Last weekend I gave a new biscuit recipe a whirl. My standard biscuit recipe is this one which is a great recipe but it requires you to bake all the biscuits at once (something to do with steam) so we always end up with too many cooked biscuits that don't get eaten. With recipes like the one I'm about to share (from "Staff Meals" by David Waltuck) the biscuits get baked on a baking sheet so you can bake as many as you plan to eat and the rest you can freeze for the next weekend (and it just so happens I have four frozen biscuits waiting for us tomorrow morning).
Start with the biscuits: Preheat the oven to 400 degrees. Spray a baking sheet with cooking spray.
In a large bowl, add 2 cups of all-purpose flour, 4 teaspoons of baking powder and 1 teaspoon of salt and whisk that all together. Take a cold stick of unsalted butter out of your refrigerator (8 tablespoons) and cut it into 1/2-inch thick pieces. Drop the pieces into the flour mixture and using two sharp knives, a pastry blender or your fingers, work the butter into the flour. The flour will go from looking powdery to looking like "coarse meal" (or grated Parmesan cheese). Don't take it too far--that's a new tip--you want a few larger lumps of butter in your dough.

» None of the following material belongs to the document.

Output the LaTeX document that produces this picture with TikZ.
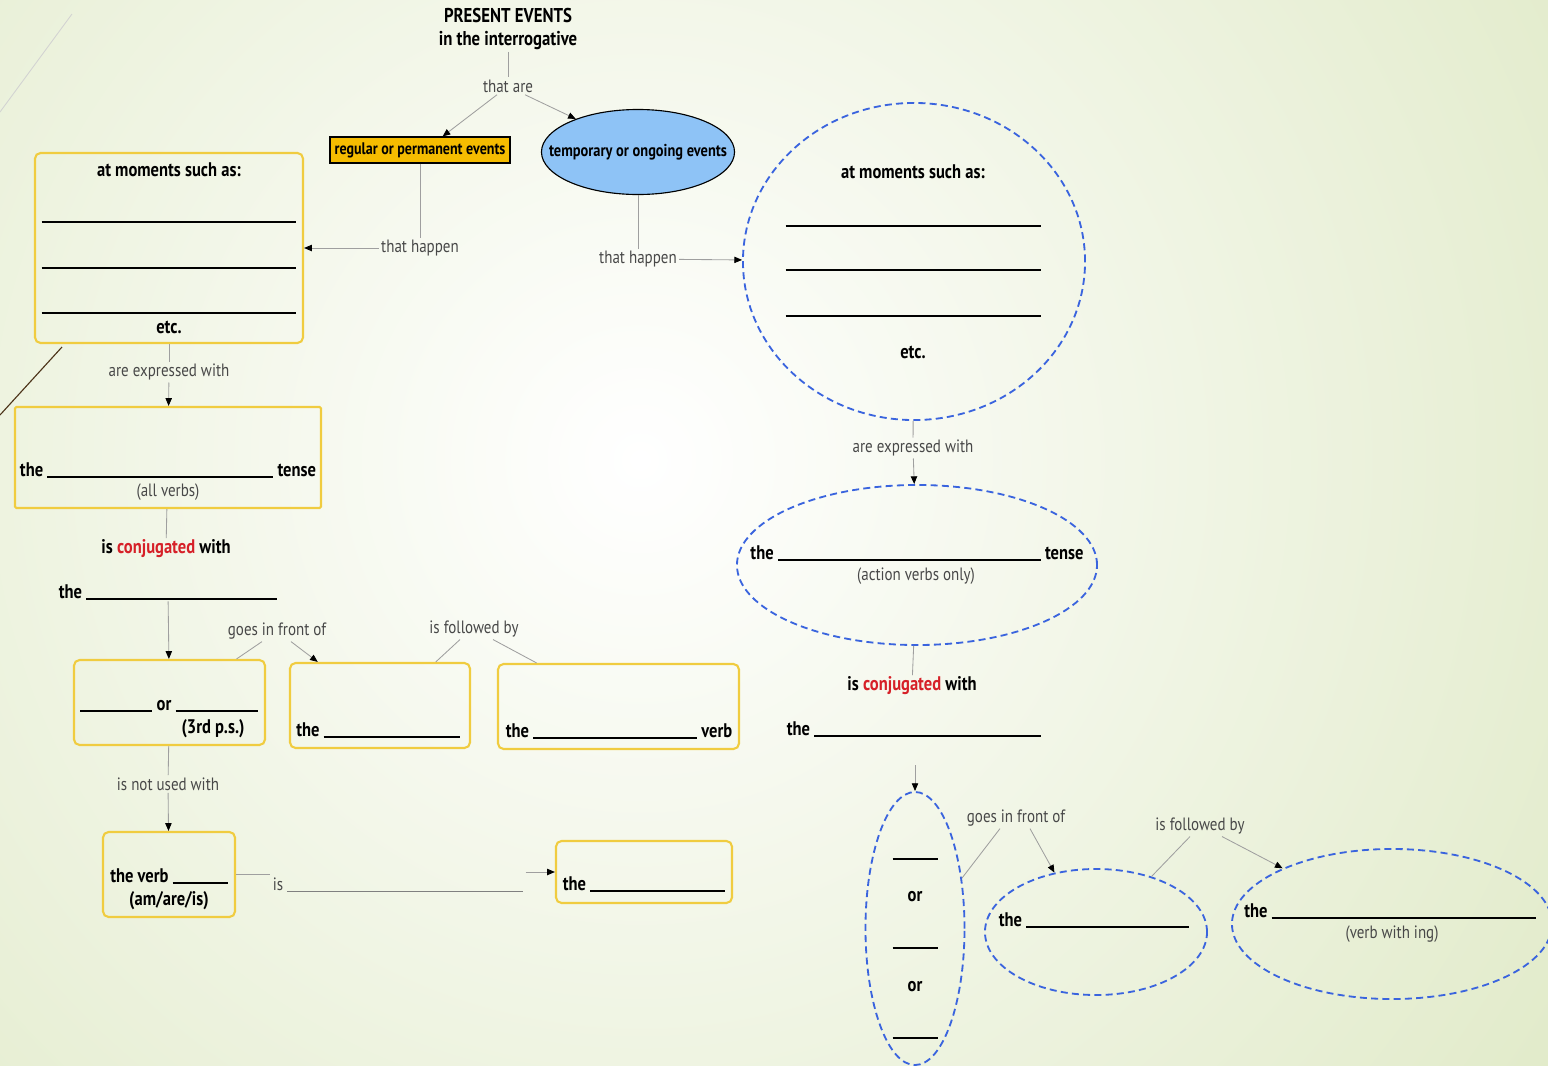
\documentclass[tikz,border=0pt]{standalone}
\usepackage{fontspec}
\setmainfont{PT Sans}[FakeStretch=0.84]
\usetikzlibrary{shapes.geometric,arrows.meta,calc}
\definecolor{boxyellow}{RGB}{240,204,64}
\definecolor{regfill}{RGB}{245,188,0}
\definecolor{tmpfill}{RGB}{142,195,246}
\definecolor{dashblue}{RGB}{58,100,222}
\definecolor{labgray}{RGB}{72,72,72}
\definecolor{conjred}{RGB}{214,32,40}
\definecolor{bggreen}{RGB}{220,231,192}
\newlength\pxu
\setlength\pxu{0.025cm}
\newcommand{\blank}[1]{\rule[-1.2pt]{#1\pxu}{0.9pt}}
\newcommand{\conjwith}{is \textcolor{conjred}{conjugated} with}

\begin{document}
\begin{tikzpicture}[x=0.025cm,y=-0.025cm,
  every node/.style={font=\fontsize{12.7}{15}\selectfont},
  ybox/.style={draw=boxyellow,line width=1.5pt,rounded corners=4pt,inner sep=0pt},
  bell/.style={ellipse,draw=dashblue,dash pattern=on 5pt off 3pt,line width=1.3pt,inner sep=0pt},
  bt/.style={font=\fontsize{14}{16}\selectfont\bfseries,inner sep=1pt},
  lab/.style={text=labgray,inner sep=1.5pt},
  gt/.style={text=labgray,inner sep=1pt},
  ln/.style={draw=gray!75,line width=0.6pt},
  arr/.style={ln,-{Triangle[length=5.5pt,width=4.5pt,black]}}]
  \useasboundingbox (0,0) rectangle (1548,1066);
  \clip (0,0) rectangle (1548,1066);
  \fill[bggreen] (0,0) rectangle (1548,1066);
  \shade[inner color=white,outer color=bggreen] (640,460) circle [radius=1300];
  \draw[gray!35,line width=0.6pt] (72,14) -- (0,112);
  \draw[black!60!brown,line width=0.8pt] (62,347) -- (0,415);

  % top
  \node[bt,align=center,font=\fontsize{14.2}{17}\selectfont\bfseries] (title) at (508,29) {PRESENT EVENTS\\in the interrogative};
  \node[lab] (thatare) at (508,86) {that are};
  \node[draw=black,fill=regfill,line width=0.8pt,inner sep=1pt,minimum width=4.5cm,minimum height=0.65cm,font=\fontsize{11.9}{13}\selectfont\bfseries] (reg) at (420,150) {regular or permanent events};
  \node[ellipse,draw=black,fill=tmpfill,line width=0.8pt,inner sep=0pt,minimum width=4.825cm,minimum height=2.125cm] (tmp) at (638,152) {};
  \node[font=\fontsize{12.2}{14}\selectfont\bfseries,inner sep=0pt] (tmpt) at (638,152) {temporary or ongoing events};
  \node[lab] (hap1) at (420,248) {that happen};
  \node[lab] (hap2) at (638,259) {that happen};

  % left column
  \node[ybox,minimum width=6.7cm,minimum height=4.75cm] (mom1) at (169,248) {};
  \node[bt,anchor=base] (mom1t) at (169,176) {at moments such as:};
  \foreach \y/\n in {222/a,268/b,313/c}
    \node[inner sep=0pt] (mom1\n) at (169,\y) {\rule{255\pxu}{0.9pt}};
  \node[bt,anchor=base] (mom1e) at (169,333) {etc.};
  \node[lab] (exp1) at (169,372) {are expressed with};
  \node[ybox,rounded corners=1pt,minimum width=7.65cm,minimum height=2.525cm] (tense1) at (168,457.5) {};
  \node[bt,anchor=base] (tense1t) at (168,476) {the \blank{226} tense};
  \node[gt] (tense1n) at (168,492) {(all verbs)};
  \node[bt] (conj1) at (166,549) {\conjwith};
  \node[bt,anchor=base] (the1) at (168,598) {the \blank{191}};

  \node[ybox,minimum width=4.775cm,minimum height=2.125cm] (orbox) at (169.5,702.5) {};
  \node[bt,anchor=base] (orboxt) at (169,710) {\blank{72} or \blank{82}};
  \node[bt,anchor=base] (orboxn) at (213,733) {(3rd p.s.)};
  \node[lab] (goes1) at (277,631) {goes in front of};
  \node[ybox,minimum width=4.5cm,minimum height=2.125cm] (theb2) at (380,705.5) {};
  \node[bt,anchor=base] (theb2t) at (378,736) {the \blank{136}};
  \node[lab] (foll1) at (474,629) {is followed by};
  \node[ybox,minimum width=6.025cm,minimum height=2.125cm] (verbb) at (618.5,706.5) {};
  \node[bt,anchor=base] (verbbt) at (619,737) {the \blank{164} verb};

  \node[lab] (notused) at (168,784) {is not used with};
  \node[ybox,minimum width=3.3cm,minimum height=2.125cm] (amb) at (169,874.5) {};
  \node[bt,anchor=base] (ambt) at (169,882) {the verb \blank{55}};
  \node[bt,anchor=base] (ambn) at (169,905) {(am/are/is)};
  \node[lab,anchor=base] (isl) at (398,890) {is \textcolor{gray}{\rule[-1pt]{236\pxu}{0.5pt}}};
  \node[ybox,minimum width=4.4cm,minimum height=1.55cm] (theb5) at (644,872) {};
  \node[bt,anchor=base] (theb5t) at (644,890) {the \blank{135}};

  % right column
  \node[bell,minimum width=8.55cm,minimum height=7.925cm] (mom2) at (914,261.5) {};
  \node[bt,anchor=base] (mom2t) at (913,178) {at moments such as:};
  \foreach \y/\n in {226/a,270/b,316/c}
    \node[inner sep=0pt] (mom2\n) at (913,\y) {\rule{255\pxu}{0.9pt}};
  \node[bt,anchor=base] (mom2e) at (913,358) {etc.};
  \node[lab] (exp2) at (913,448) {are expressed with};
  \node[bell,minimum width=9cm,minimum height=4cm] (tense2) at (917,565) {};
  \node[bt,anchor=base] (tense2t) at (917,559) {the \blank{263} tense};
  \node[gt] (tense2n) at (916,576) {(action verbs only)};
  \node[bt] (conj2) at (912,686) {\conjwith};
  \node[bt,anchor=base] (the2) at (914,735) {the \blank{227}};
  \coordinate (c2) at (915,765);

  \node[bell,minimum width=2.475cm,minimum height=6.825cm] (orell) at (915,928.5) {};
  \foreach \y/\n in {859/a,948/b,1038/c}
    \node[inner sep=0pt] (orell\n) at (915,\y) {\rule{45\pxu}{0.9pt}};
  \node[bt] (orella) at (915,897) {or};
  \node[bt] (orellb) at (915,987) {or};
  \node[lab] (goes2) at (1016,818) {goes in front of};
  \node[bell,minimum width=5.55cm,minimum height=3.15cm] (the4) at (1096,932) {};
  \node[bt,anchor=base] (the4t) at (1094,926) {the \blank{163}};
  \node[lab] (foll2) at (1200,826) {is followed by};
  \node[bell,minimum width=8cm,minimum height=3.75cm] (the5) at (1392,924) {};
  \node[bt,anchor=base] (the5t) at (1390,917) {the \blank{264}};
  \node[gt] (the5n) at (1392,934) {(verb with ing)};

  % connectors
  \draw[ln] (title) -- (thatare);
  \draw[arr] ($(thatare.south)+(-11,0)$) -- (reg.31);
  \draw[arr] ($(thatare.south)+(17,0)$) -- (tmp.152);
  \draw[ln] (reg) -- (hap1);
  \draw[arr] (hap1) -- (mom1);
  \draw[ln] (tmp) -- (hap2);
  \draw[arr] (hap2) -- (mom2);

  \draw[ln] (mom1) -- (exp1);
  \draw[arr] (exp1) -- (tense1);
  \draw[ln] (tense1) -- (conj1);
  \draw[arr] (the1) -- (orbox);
  \draw[ln] (orbox.33) -- ($(goes1.south)+(-15,0)$);
  \draw[arr] ($(goes1.south)+(14,0)$) -- (theb2.145);
  \draw[ln] (theb2.38) -- ($(foll1.south)+(-14,0)$);
  \draw[ln] ($(foll1.south)+(19,0)$) -- (verbb.152);
  \draw[ln] (orbox) -- (notused);
  \draw[arr] (notused) -- (amb);
  \draw[ln] (amb.east) -- (amb.east -| isl.west);
  \draw[arr] (theb5.west -| isl.east) -- (theb5.west);

  \draw[ln] (mom2) -- (exp2);
  \draw[arr] (exp2) -- (tense2);
  \draw[ln] (tense2) -- (conj2);
  \draw[arr] (c2) -- (orell);
  \draw[ln] (orell.47) -- ($(goes2.south)+(-16,0)$);
  \draw[arr] ($(goes2.south)+(14,0)$) -- (the4.125);
  \draw[ln] (the4.45) -- ($(foll2.south)+(-10,0)$);
  \draw[arr] ($(foll2.south)+(22,0)$) -- (the5.153);
\end{tikzpicture}
\end{document}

When that happens, pour 3/4 cup of cold buttermilk into the bowl and work it into the flour mixture with a wooden spoon just until a dough forms. Flour a large cutting board or work surface and dump the dough on to that. Knead it a few times to get rid of excess stickiness. Then using your floured hands or a rolling pin, flatten the dough to 1/2-inch thick. Use a biscuit cutter or a cooke cutter or, if you don't have those, a round drinking glass to cut out 3-inch biscuits. Or you can make the dough a square shape and use a knife to cut it up into 3 inch squares.

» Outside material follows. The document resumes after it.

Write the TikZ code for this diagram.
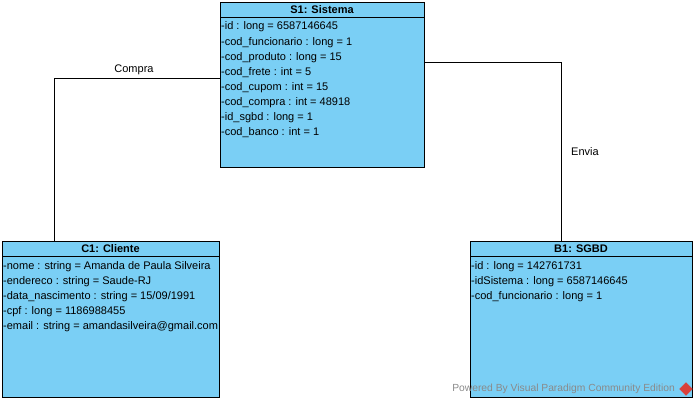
\documentclass[tikz,border=0pt]{standalone}
\usepackage{fontspec}
\setmainfont{Liberation Sans}
\definecolor{umlfill}{HTML}{7ACFF5}
\definecolor{wmgray}{HTML}{8A8A8A}
\definecolor{vpred}{HTML}{D9403A}
\begin{document}
\begin{tikzpicture}[x=1pt,y=-1pt,
  umlbox/.style={draw=black, fill=umlfill, line width=0.9pt, anchor=north west, inner sep=0pt},
  umltitle/.style={font=\fontsize{11}{13}\selectfont\bfseries, anchor=center, inner sep=0pt},
  attr/.style={font=\fontsize{11}{13}\selectfont, anchor=west, inner sep=0pt},
  conn/.style={draw=black, line width=0.8pt},
  lbl/.style={font=\fontsize{11}{13}\selectfont, inner sep=0pt}]
\useasboundingbox (0,0) rectangle (697,407);
% S1
\node[umlbox, minimum width=204pt, minimum height=165pt] (s1) at (220,2) {};
\draw[line width=0.9pt] (220,17) -- (424,17);
\node[umltitle] (s1t) at (322,9.5) {S1: Sistema};
\node[attr] (s1a1) at (221,27) {-id : long = 6587146645};
\node[attr] (s1a2) at (221,42.5) {-cod\_funcionario : long = 1};
\node[attr] (s1a3) at (221,57.5) {-cod\_produto : long = 15};
\node[attr] (s1a4) at (221,72.5) {-cod\_frete : int = 5};
\node[attr] (s1a5) at (221,87.5) {-cod\_cupom : int = 15};
\node[attr] (s1a6) at (221,102.5) {-cod\_compra : int = 48918};
\node[attr] (s1a7) at (221,117.5) {-id\_sgbd : long = 1};
\node[attr] (s1a8) at (221,132.5) {-cod\_banco : int = 1};
% C1
\node[umlbox, minimum width=217pt, minimum height=156pt] (c1) at (2,241) {};
\draw[line width=0.9pt] (2,256) -- (219,256);
\node[umltitle] (c1t) at (110.5,248.5) {C1: Cliente};
\node[attr] (c1a1) at (3,266.5) {-nome : string = Amanda de Paula Silveira};
\node[attr] (c1a2) at (3,281.5) {-endereco : string = Saude-RJ};
\node[attr] (c1a3) at (3,296.5) {-data\_nascimento : string = 15/09/1991};
\node[attr] (c1a4) at (3,311.5) {-cpf : long = 1186988455};
\node[attr] (c1a5) at (3,326.5) {-email : string = amandasilveira@gmail.com};
% B1
\node[umlbox, minimum width=222pt, minimum height=156pt] (b1) at (470,241) {};
\draw[line width=0.9pt] (470,256) -- (692,256);
\node[umltitle] (b1t) at (581,248.5) {B1: SGBD};
\node[attr] (b1a1) at (471,266.5) {-id : long = 142761731};
\node[attr] (b1a2) at (471,281.5) {-idSistema : long = 6587146645};
\node[attr] (b1a3) at (471,296.5) {-cod\_funcionario : long = 1};
% connectors
\coordinate (k1) at (54,78);
\draw[conn] (c1.north -| k1) -- (k1) -- (s1.west |- k1);
\node[lbl] (lcompra) at (134,70) {Compra};
\coordinate (k2) at (561,62);
\draw[conn] (s1.east |- k2) -- (k2) -- (b1.north -| k2);
\node[lbl] (lenvia) at (585,152) {Envia};
% watermark
\node[font=\fontsize{10.3}{12}\selectfont, text=wmgray, anchor=east, inner sep=0pt] (wm) at (675,389) {Powered By Visual Paradigm Community Edition};
\node[draw=vpred, fill=vpred, rotate=45, minimum size=9pt, inner sep=0pt] (logo) at (686,389) {};
\end{tikzpicture}
\end{document}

Place the biscuits that you want to eat on the sprayed cookie sheet. The ones that you want to freeze, place on a parchment-lined cookie sheet and put in the freezer. (Pop them off a few hours later and save in a freezer bag.) Put the Now Biscuits into the oven and bake for 15 to 20 minutes until lightly browned.

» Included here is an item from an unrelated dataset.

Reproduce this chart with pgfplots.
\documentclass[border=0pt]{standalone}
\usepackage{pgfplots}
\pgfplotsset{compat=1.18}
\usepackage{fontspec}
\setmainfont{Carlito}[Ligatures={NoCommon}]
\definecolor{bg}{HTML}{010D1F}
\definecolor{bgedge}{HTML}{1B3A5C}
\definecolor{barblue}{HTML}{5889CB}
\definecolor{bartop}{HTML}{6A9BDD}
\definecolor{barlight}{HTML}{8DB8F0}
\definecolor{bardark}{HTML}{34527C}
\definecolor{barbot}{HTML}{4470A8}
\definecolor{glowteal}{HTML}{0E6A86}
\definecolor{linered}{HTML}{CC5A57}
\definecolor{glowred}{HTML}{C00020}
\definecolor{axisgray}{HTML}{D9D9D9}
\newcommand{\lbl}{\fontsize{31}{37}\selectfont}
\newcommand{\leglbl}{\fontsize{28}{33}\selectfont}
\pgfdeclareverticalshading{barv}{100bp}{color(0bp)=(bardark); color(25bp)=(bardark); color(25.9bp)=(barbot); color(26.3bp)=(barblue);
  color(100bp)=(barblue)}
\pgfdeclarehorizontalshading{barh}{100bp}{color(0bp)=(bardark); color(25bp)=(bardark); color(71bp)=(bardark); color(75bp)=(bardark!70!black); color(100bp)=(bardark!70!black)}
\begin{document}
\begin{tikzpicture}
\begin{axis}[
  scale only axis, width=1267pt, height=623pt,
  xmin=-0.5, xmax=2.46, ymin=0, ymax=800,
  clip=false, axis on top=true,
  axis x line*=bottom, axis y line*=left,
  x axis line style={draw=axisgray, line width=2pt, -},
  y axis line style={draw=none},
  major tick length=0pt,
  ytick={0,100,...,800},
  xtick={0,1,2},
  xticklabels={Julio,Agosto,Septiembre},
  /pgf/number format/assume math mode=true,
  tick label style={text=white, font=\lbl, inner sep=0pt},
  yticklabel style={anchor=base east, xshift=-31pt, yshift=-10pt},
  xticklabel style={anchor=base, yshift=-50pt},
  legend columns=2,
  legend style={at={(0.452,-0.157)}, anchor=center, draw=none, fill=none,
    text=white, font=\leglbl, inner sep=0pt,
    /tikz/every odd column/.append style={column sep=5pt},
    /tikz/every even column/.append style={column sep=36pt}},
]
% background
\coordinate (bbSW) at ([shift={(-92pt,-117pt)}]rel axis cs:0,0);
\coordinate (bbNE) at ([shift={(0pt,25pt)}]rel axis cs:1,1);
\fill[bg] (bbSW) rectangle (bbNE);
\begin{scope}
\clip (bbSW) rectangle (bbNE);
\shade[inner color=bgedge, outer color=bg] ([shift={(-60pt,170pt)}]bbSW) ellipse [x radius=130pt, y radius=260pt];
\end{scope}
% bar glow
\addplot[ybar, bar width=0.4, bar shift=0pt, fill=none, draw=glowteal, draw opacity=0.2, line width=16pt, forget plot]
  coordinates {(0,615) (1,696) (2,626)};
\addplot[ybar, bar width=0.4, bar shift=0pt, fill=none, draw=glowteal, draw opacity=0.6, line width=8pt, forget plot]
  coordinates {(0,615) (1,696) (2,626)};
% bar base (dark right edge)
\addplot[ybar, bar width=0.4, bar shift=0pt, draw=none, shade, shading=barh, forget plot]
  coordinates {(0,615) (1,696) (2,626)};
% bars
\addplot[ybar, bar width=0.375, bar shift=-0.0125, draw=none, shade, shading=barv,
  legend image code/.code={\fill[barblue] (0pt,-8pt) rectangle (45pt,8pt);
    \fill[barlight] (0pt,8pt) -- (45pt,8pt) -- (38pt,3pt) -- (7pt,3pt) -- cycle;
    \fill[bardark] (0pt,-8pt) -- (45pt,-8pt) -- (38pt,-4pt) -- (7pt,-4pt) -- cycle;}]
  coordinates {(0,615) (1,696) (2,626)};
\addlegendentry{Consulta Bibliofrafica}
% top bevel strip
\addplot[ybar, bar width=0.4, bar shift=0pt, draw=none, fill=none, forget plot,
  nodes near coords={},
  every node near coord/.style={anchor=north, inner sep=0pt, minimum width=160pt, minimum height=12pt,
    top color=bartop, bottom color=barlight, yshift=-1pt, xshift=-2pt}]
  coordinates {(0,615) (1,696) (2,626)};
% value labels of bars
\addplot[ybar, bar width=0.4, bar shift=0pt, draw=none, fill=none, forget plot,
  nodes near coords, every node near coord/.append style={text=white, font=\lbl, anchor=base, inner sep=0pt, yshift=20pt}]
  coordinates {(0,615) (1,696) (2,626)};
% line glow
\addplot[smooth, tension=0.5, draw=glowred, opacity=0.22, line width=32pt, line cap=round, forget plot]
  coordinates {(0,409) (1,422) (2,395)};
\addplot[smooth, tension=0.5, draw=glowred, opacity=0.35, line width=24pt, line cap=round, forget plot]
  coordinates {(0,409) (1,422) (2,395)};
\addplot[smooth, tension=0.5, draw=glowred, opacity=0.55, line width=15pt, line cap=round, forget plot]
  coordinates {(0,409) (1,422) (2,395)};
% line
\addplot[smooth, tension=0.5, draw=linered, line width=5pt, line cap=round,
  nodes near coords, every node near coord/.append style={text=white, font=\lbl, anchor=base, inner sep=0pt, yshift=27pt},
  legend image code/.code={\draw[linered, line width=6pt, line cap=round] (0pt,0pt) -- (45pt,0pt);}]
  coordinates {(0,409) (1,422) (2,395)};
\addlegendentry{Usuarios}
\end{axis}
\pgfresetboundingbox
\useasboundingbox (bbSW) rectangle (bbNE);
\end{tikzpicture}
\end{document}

While they're baking, lay 4 strips of bacon in a non-stick skillet or cast iron skillet and put it on medium heat. (Note: we're making breakfast for two here. Obviously, if you want more of this, double it, triple it, whatever!)
In a bowl, crack 4 eggs, careful not to break the yolks. In another non-stick skillet, melt 1 tablespoon of butter on medium/high heat until foamy and hot. Carefully pour in the eggs (try to space out the yolks) and sprinkle with salt and pepper. Lower the heat a little--you don't want brown crispy edges, just cooked whites--and as the whites begin to set (it'll take a minute or two) turn off the heat and cover with a lid to finish cooking the whites immediately around the yolk.
Meanwhile, flip your bacon. Allow it to finish crisping up and if your timing is right, your biscuits should be done when your eggs and bacon are.
Take the biscuits out of the oven and place two on each person's plate. Sprinkle the eggs with some chopped parsley (or other herbs, if you have them) scoop two on to each plate along with two pieces of bacon. Serve it all up with marmalade for the biscuits. Check out this biscuit up close--those lumps of butter made it extra flaky:
Skip the lines for brunch and make a mean breakfast this weekend. We'll be eating ours in precisely 24 hours.